Hans Christian Anderson’s classic, “The Red Shoes” is a cautionary tale of pride and idolatry, of true repentance and mercy. Anderson’s morality tales often featured physically perfect people with imperfect souls.

Young Karen is pretty, but also very vain. Forced to go shoeless during the summers, she is pitied by the local shoemaker’s wife, who makes her a pair of shoes from red cloth. Karen becomes enamored of her new shoes, so much so that she wears them to her mother’s funeral. Walking behind her mother’s coffin, the pretty child catches the eye of a lonely dowager who offers her a home. Karen mistakenly attributes her turn of fortune to the red shoes, but in truth, the elderly woman hates the shoes and has them burned.

On another occasion, Karen sees another pair of red shoes, these beautiful and Moroccan and worn by the Queen’s daughter, the little princess.
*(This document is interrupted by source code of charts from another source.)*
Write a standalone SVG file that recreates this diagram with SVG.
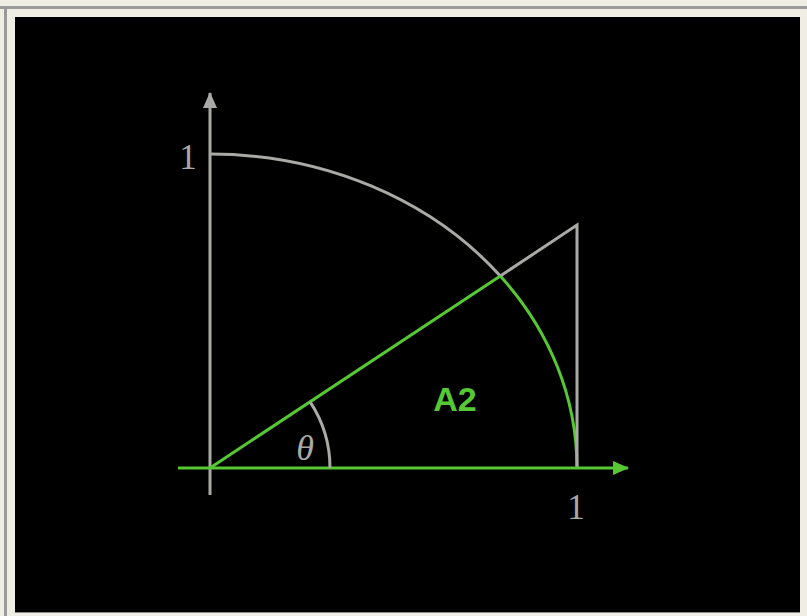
<svg xmlns="http://www.w3.org/2000/svg" width="807" height="616" viewBox="0 0 807 616">
<style>
.g{stroke:#a9a9a6;stroke-width:3;fill:none}
.gr{stroke:#55c834;stroke-width:3;fill:none}
.num{font-family:"Liberation Serif",serif;font-size:35px;fill:#a9a9a6}
</style>
<defs>
<marker id="ag" markerWidth="16" markerHeight="14" refX="15" refY="7" orient="auto" markerUnits="userSpaceOnUse"><path d="M0,0 L16,7 L0,14 Z" fill="#a9a9a6"/></marker>
<marker id="agr" markerWidth="16" markerHeight="14" refX="15" refY="7" orient="auto" markerUnits="userSpaceOnUse"><path d="M0,0 L16,7 L0,14 Z" fill="#55c834"/></marker>
</defs>
<rect width="807" height="616" fill="#efede4"/>
<rect x="0" y="6" width="807" height="3" fill="#9a9a98"/>
<rect x="4" y="6" width="3" height="610" fill="#9a9a98"/>
<rect x="15" y="17" width="785" height="595" fill="#000"/>
<rect x="15" y="612" width="785" height="1" fill="#8a8a86"/>
<g id="connectors">
<line id="yaxis" class="g" x1="210" y1="495" x2="210" y2="93" marker-end="url(#ag)"/>
<path id="arc-gray" class="g" d="M210,154 A367,314 0 0 1 500.3,276"/>
<path id="arc-green" class="gr" d="M500.3,276 A367,314 0 0 1 577,468"/>
<polyline id="tangent" class="g" points="500.3,276 577,225 577,468"/>
<line id="ray" class="gr" x1="210" y1="468" x2="500.3" y2="276"/>
<line id="xaxis" class="gr" x1="178" y1="468" x2="628" y2="468" marker-end="url(#agr)"/>
<path id="angle" class="g" stroke-width="2.5" d="M310.1,401.8 A120,120 0 0 1 330,468"/>
</g>
<g id="labels">
<text class="num" x="188" y="169" text-anchor="middle">1</text>
<text class="num" x="576" y="519" text-anchor="middle">1</text>
<text x="305" y="460" text-anchor="middle" font-family="Liberation Serif,serif" font-style="italic" font-size="36" fill="#a9a9a6">θ</text>
<text x="455" y="411" text-anchor="middle" font-family="Liberation Sans,Arial,sans-serif" font-weight="bold" font-size="34" fill="#55c834">A2</text>
</g>
</svg>
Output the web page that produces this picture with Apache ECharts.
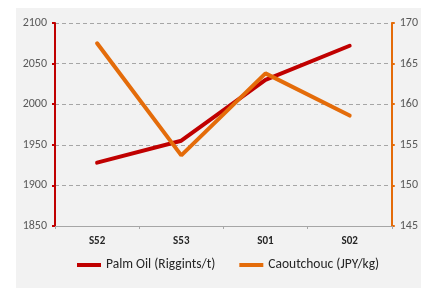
<!DOCTYPE html>
<html><head><meta charset="utf-8">
<script src="https://cdn.jsdelivr.net/npm/echarts@6/dist/echarts.min.js"></script>
<style>html,body{margin:0;padding:0;background:#fff}#c{width:421px;height:288px}</style>
</head><body><div id="c"></div>
<script>
const categories = ['S52', 'S53', 'S01', 'S02'];
const palmOil = [1928, 1955, 2030, 2072];
const caoutchouc = [167.5, 153.7, 163.8, 158.6];
const leftTicks = [1850, 1900, 1950, 2000, 2050, 2100];
const rightTicks = [145, 150, 155, 160, 165, 170];

const chart = echarts.init(document.getElementById('c'), null, {renderer: 'canvas'});
const font = 'Calibri, Carlito, "Liberation Sans Narrow", "Open Sans", sans-serif';
chart.setOption({
  animation: false,
  backgroundColor: '#ffffff',
  graphic: [{type: 'rect', left: 16, top: 8, shape: {width: 405, height: 280}, style: {fill: '#f2f2f2'}, z: -10}],
  grid: {left: 55, right: 29, top: 23, bottom: 62, containLabel: false},
  legend: {
    bottom: 11, left: 72, itemWidth: 24, itemHeight: 4, itemGap: 24,
    textStyle: {fontFamily: font, fontSize: 13.5, color: '#262626'},
    icon: 'rect',
    data: ['Palm Oil (Riggints/t)', 'Caoutchouc (JPY/kg)']
  },
  xAxis: {
    type: 'category', data: categories, boundaryGap: true,
    axisLine: {lineStyle: {color: '#a6a6a6', width: 1}},
    axisTick: {show: true, length: 3, lineStyle: {color: '#a6a6a6'}},
    axisLabel: {fontFamily: font, fontSize: 11, fontWeight: 'bold', color: '#262626', margin: 10}
  },
  yAxis: [{
    type: 'value', min: leftTicks[0], max: leftTicks[leftTicks.length - 1], interval: 50, position: 'left',
    axisLine: {show: true, lineStyle: {color: '#c00000', width: 2}},
    axisTick: {show: true, length: 3, lineStyle: {color: '#c00000', width: 2}},
    axisLabel: {fontFamily: font, fontSize: 12, color: '#595959', margin: 8, formatter: v => String(v)},
    splitLine: {show: true, lineStyle: {color: '#a6a6a6', type: [4, 3], width: 1}}
  }, {
    type: 'value', min: rightTicks[0], max: rightTicks[rightTicks.length - 1], interval: 5, position: 'right',
    axisLine: {show: true, lineStyle: {color: '#e46c0a', width: 2}},
    axisTick: {show: true, length: 3, inside: false, lineStyle: {color: '#e46c0a', width: 2}},
    axisLabel: {fontFamily: font, fontSize: 12, color: '#595959', margin: 8, formatter: v => String(v)},
    splitLine: {show: false}
  }],
  series: [{
    name: 'Palm Oil (Riggints/t)', type: 'line', data: palmOil, yAxisIndex: 0,
    symbol: 'none', lineStyle: {color: '#c00000', width: 4, cap: 'round'}, itemStyle: {color: '#c00000'}
  }, {
    name: 'Caoutchouc (JPY/kg)', type: 'line', data: caoutchouc, yAxisIndex: 1,
    symbol: 'none', lineStyle: {color: '#e46c0a', width: 4, cap: 'round'}, itemStyle: {color: '#e46c0a'}
  }]
});
</script></body></html>
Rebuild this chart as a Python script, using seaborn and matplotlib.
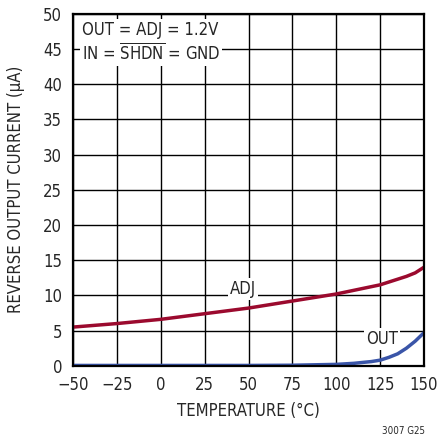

So when Karen is offered another opportunity to own a pair of red shoes by the wealthy shoemaker of the town, she eagerly accepts his offer, even though she knows the elderly dowager does not want her to own red shoes. The beautiful new shoes become the girl's obsession, even in the face of truly worshipping God, which she had no desire to do, either during her confirmation and later at communion.

Because of her idolatry and vanity, she is cursed, first by a strange old soldier who demands the shoes to dance, and afterward by an avenging angel, who tells her she will dance forever because of her idolatry.

Oddly, the young girl finds mercy from the local executioner, who chops off her feet at her plea. Still not humbled enough, she is tormented by the disembodied shoes until she eventually shows true repentance. Only then does she received forgiveness.